Councilor Vincent Saddleback:
Vincent Saddleback: Hello, I’m Vinny Saddleback, Councilor, CCP Chairman. [Talks Cree].
I just want to give Creator thanks and for you all coming here. There’s so many things happening and so many things going through my head right now. I’m just thinking at the moment that when the Elders reminded us not to take anything for granted, to not take life for granted, also Mother Earth, our water and waste water. Not to take any of these for granted and to respect them. We we’re told that by the Elders when we start a project or any type of ceremony to lift the pipe first. That’s what we had did. To
set an example for our children. I’m also just recalling to that the Elders had shared with us that it’s not about us in the moment and in a way it is. What we were told was to think about the future. To think about the community, to think about the unborn babies in the future. This project will definitely help build a healthy environment for our community and our children in the future. This is a good way for us to set an example. I just want
to give thanks on so many levels. We were told to work together and like the leader said here, we’re all here on different levels.

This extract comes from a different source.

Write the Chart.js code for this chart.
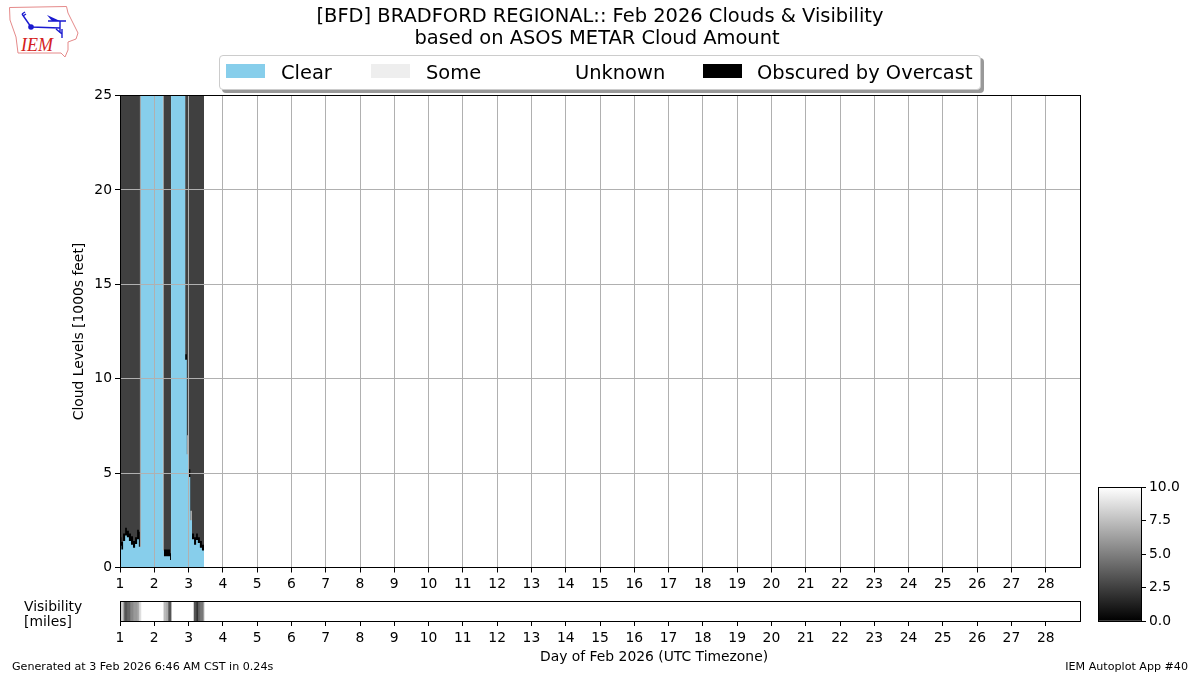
<!DOCTYPE html>
<html>
<head>
<meta charset="utf-8">
<title>BFD Clouds & Visibility</title>
<script src="https://cdn.jsdelivr.net/npm/chart.js@4"></script>
<style>
  html, body { margin: 0; padding: 0; background: #fff; }
  #page { position: relative; width: 1200px; height: 675px; overflow: hidden; font-family: "DejaVu Sans", sans-serif; color: #000; }
  #page canvas { position: absolute; left: 0; top: 0; }
  .txt { position: absolute; white-space: nowrap; line-height: 1; }
  #title { left: 0; width: 1200px; top: 5px; text-align: center; font-size: 19.44px; line-height: 22px; }
  #title span { position: relative; left: -3px; }
  #legend { position: absolute; left: 219px; top: 55px; width: 760px; height: 33px; border: 1px solid #ccc; border-radius: 4px; background: #fff; box-shadow: 3px 3px 0 #999; }
  .swatch { position: absolute; top: 8px; width: 39px; height: 14px; }
  .ltxt { position: absolute; top: 7px; font-size: 19.44px; line-height: 20px; white-space: nowrap; }
</style>
</head>
<body>
<div id="page">
  <svg style="position:absolute;left:0;top:0" width="90" height="62">
    <path d="M9.5 7.5 L66.5 6.5 L68 13 L74 25 L78 33 L76 39 L68 42 L68 50 L65 57 L61 53 L18 53 L16 37 L10 20 Z" fill="#fff" stroke="#e58a8a" stroke-width="1"/>
    <g stroke="#1a1ad0" stroke-width="1.4" fill="none">
      <path d="M31 27 L22 14 M22 14 L25 12 M23 16 L26 14 M31 27 L60 28 M60 21 L60 33 M48 21 L66 21 M56 29 L62 34 M62 29 L62 38"/>
    </g>
    <circle cx="31" cy="27" r="2.8" fill="#1a1ad0"/>
    <path d="M47 15 L60 21 L52 21 Z" fill="#1a1ad0"/>
    <text x="21" y="51" font-family="Liberation Serif" font-style="italic" font-size="18" fill="#d42020">IEM</text>
  </svg>
  <canvas id="mainChart" width="1200" height="675"></canvas>
  <canvas id="visChart" width="1200" height="675"></canvas>
  <canvas id="barChart" width="1200" height="675"></canvas>
  <div class="txt" id="title">[BFD] BRADFORD REGIONAL:: Feb 2026 Clouds &amp; Visibility<br><span>based on ASOS METAR Cloud Amount</span></div>
  <div id="legend"></div>
  <div class="txt" style="left:24px;top:599px;font-size:13.89px;line-height:15px">Visibility<br>[miles]</div>
  <div class="txt" style="left:540px;top:650px;font-size:13.89px">Day of Feb 2026 (UTC Timezone)</div>
  <div class="txt" style="left:12px;top:661px;font-size:11.11px">Generated at 3 Feb 2026 6:46 AM CST in 0.24s</div>
  <div class="txt" style="right:12px;top:661px;font-size:11.11px">IEM Autoplot App #40</div>
</div>
<script>
// tick labels
const dayTicks = [1,2,3,4,5,6,7,8,9,10,11,12,13,14,15,16,17,18,19,20,21,22,23,24,25,26,27,28];
const cloudTicks = [0,5,10,15,20,25];
const barTicks = [0,2.5,5,7.5,10];

// legend
const legendLabels = ["Clear","Some","Unknown","Obscured by Overcast"];
const legendColors = ["#87ceeb","#eeeeee","#ffffff","#000000"];

// cloud data, day of month and height in 1000s of feet (steps, value holds until next day)
const cloudDays =   [1.00,1.04,1.09,1.15,1.20,1.26,1.32,1.38,1.44,1.50,1.55,1.58,1.61,2.25,2.28,2.46,2.49,2.90,2.95,3.01,3.05,3.10,3.16,3.22,3.27,3.33,3.39,3.45];
const clearTop =    [1.15,0.95,1.40,1.70,1.60,1.40,1.20,1.05,1.25,1.50,1.10,1.10,25,  0.90,0.60,0.40,25,  11.0,6.0, 4.8, 2.5, 1.5, 1.2, 1.45,1.3, 1.05,0.9, 0];
const someTop =     [0,   0,   0,   0,   0,   0,   0,   0,   0,   0,   0,   25,  0,   25,  0,   0,   0,   0,   7.0, 0,   3.0, 0,   0,   0,   0,   0,   0,   0];
const blackTop =    [1.60,1.35,1.80,2.10,1.95,1.80,1.65,1.40,1.60,2.00,1.90,0,   0,   0,   0.95,0.75,0,   11.3,0,   5.2, 0,   1.8, 1.6, 1.8, 1.6, 1.4, 1.2, 0];
const overcastTop = [25,  25,  25,  25,  25,  25,  25,  25,  25,  25,  25,  25,  0,   25,  25,  25,  0,   25,  25,  25,  25,  25,  25,  25,  25,  25,  25,  0];

// visibility strip
const visStart = [1.00,1.09,1.12,1.20,1.29,1.38,1.50,1.55,2.28,2.34,2.40,3.16,3.22,3.27,3.33,3.42];
const visEnd =   [1.09,1.12,1.20,1.29,1.38,1.50,1.55,1.61,2.34,2.40,2.49,3.22,3.27,3.33,3.42,3.45];
const visMiles = [8.0, 5.3, 3.3, 4.0, 5.3, 6.0, 6.7, 8.7, 7.3, 6.7, 3.3, 3.3, 2.0, 4.0, 4.7, 6.7];

Chart.defaults.font.family = '"DejaVu Sans"';
Chart.defaults.font.size = 13.89;
Chart.defaults.color = "#000";
Chart.defaults.animation = false;
Chart.defaults.responsive = false;
Chart.defaults.plugins.legend.display = false;
Chart.defaults.plugins.tooltip.enabled = false;

// black box around a plot area
const framePlugin = {
  id: "frame",
  afterDraw(chart) {
    const a = chart.chartArea, c = chart.ctx;
    c.save();
    c.strokeStyle = "#000";
    c.lineWidth = 1;
    c.strokeRect(Math.round(a.left) + 0.5, Math.floor(a.top) + 0.5, Math.round(a.right - a.left), Math.round(a.bottom - a.top));
    c.restore();
  }
};

function stepSeries(values) {
  return values.map((v, i) => ({ x: cloudDays[i], y: v }));
}
function area(values, color) {
  return { data: stepSeries(values), stepped: "before", fill: "origin", backgroundColor: color, borderWidth: 0, pointRadius: 0 };
}
function dayScale() {
  return {
    type: "linear",
    min: 1,
    max: 29,
    afterBuildTicks: s => { s.ticks = dayTicks.map(v => ({ value: v })); },
    ticks: { autoSkip: false, maxRotation: 0, padding: 4 },
    border: { display: false }
  };
}

// main cloud chart, first dataset is painted on top
const mainX = dayScale();
mainX.grid = { color: "#b0b0b0", lineWidth: 1, tickColor: "#000", tickLength: 5, z: 1 };
mainX.afterFit = s => { s.height = 107.5; };
new Chart(document.getElementById("mainChart"), {
  type: "line",
  data: {
    datasets: [
      area(clearTop, "#87ceeb"),
      area(someTop, "#a8a8a8"),
      area(blackTop, "#000000"),
      area(overcastTop, "#404040")
    ]
  },
  options: {
    layout: { padding: { left: 71, top: 95.5, right: 120, bottom: 0 } },
    scales: {
      x: mainX,
      y: {
        min: 0,
        max: 25,
        afterBuildTicks: s => { s.ticks = cloudTicks.map(v => ({ value: v })); },
        afterFit: s => { s.width = 49; },
        title: { display: true, text: "Cloud Levels [1000s feet]", padding: { top: 0, bottom: 0 } },
        grid: { color: "#b0b0b0", lineWidth: 1, tickColor: "#000", tickLength: 5, z: 1 },
        ticks: { padding: 3 },
        border: { display: false }
      }
    }
  },
  plugins: [framePlugin]
});

// visibility strip
const visX = dayScale();
visX.grid = { drawOnChartArea: false, tickColor: "#000", tickLength: 5 };
visX.afterFit = s => { s.height = 54; };
new Chart(document.getElementById("visChart"), {
  type: "bar",
  data: {
    labels: ["Visibility"],
    datasets: visMiles.map((v, i) => {
      const g = Math.round(v / 10 * 255);
      return { data: [[visStart[i], visEnd[i]]], backgroundColor: `rgb(${g},${g},${g})`, grouped: false, barPercentage: 1, categoryPercentage: 1 };
    })
  },
  options: {
    indexAxis: "y",
    layout: { padding: { left: 120, top: 601, right: 120, bottom: 0 } },
    scales: {
      x: visX,
      y: { display: false }
    }
  },
  plugins: [framePlugin]
});

// colour bar
new Chart(document.getElementById("barChart"), {
  type: "bar",
  data: {
    labels: ["Visibility"],
    datasets: [{
      data: [[0, 10]],
      barPercentage: 1,
      categoryPercentage: 1,
      backgroundColor: ctx => {
        const a = ctx.chart.chartArea;
        if (!a) return "#888";
        const grad = ctx.chart.ctx.createLinearGradient(0, a.bottom, 0, a.top);
        grad.addColorStop(0, "#000");
        grad.addColorStop(1, "#fff");
        return grad;
      }
    }]
  },
  options: {
    layout: { padding: { left: 1098, top: 487, right: 0, bottom: 54 } },
    scales: {
      x: { display: false },
      y: {
        position: "right",
        min: 0,
        max: 10,
        afterBuildTicks: s => { s.ticks = barTicks.map(v => ({ value: v })); },
        afterFit: s => { s.width = 59; },
        afterTickToLabelConversion: s => { s.ticks.forEach(t => { t.label = t.value.toFixed(1); }); },
        grid: { drawOnChartArea: false, tickColor: "#000", tickLength: 5 },
        ticks: { padding: 3 },
        border: { display: false }
      }
    }
  },
  plugins: [framePlugin]
});

// legend box
const swatchLeft = [6, 151, 300, 483];
const labelLeft = [61, 206, 355, 537];
const legendBox = document.getElementById("legend");
legendLabels.forEach((name, i) => {
  const sw = document.createElement("div");
  sw.className = "swatch";
  sw.style.left = swatchLeft[i] + "px";
  sw.style.background = legendColors[i];
  legendBox.appendChild(sw);
  const lb = document.createElement("div");
  lb.className = "ltxt";
  lb.style.left = labelLeft[i] + "px";
  lb.textContent = name;
  legendBox.appendChild(lb);
});
</script>
</body>
</html>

I would like to thank my fellow Councilors, my CCP board, the Chiefs, the dignitaries for coming here, the Elders for lifting the pipe for us but most importantly I would like to thank the people. It was the people who brought this to our attention. It’s the people who come to us, and it’s the people who gave us the feedback. This is what this is for. I want to thank the people for making us aware and bringing this to our attention. I want to thank the past leaders, the past board members who had worked on this. It doesn’t happen overnight. It’s the biggest project in First Nations history.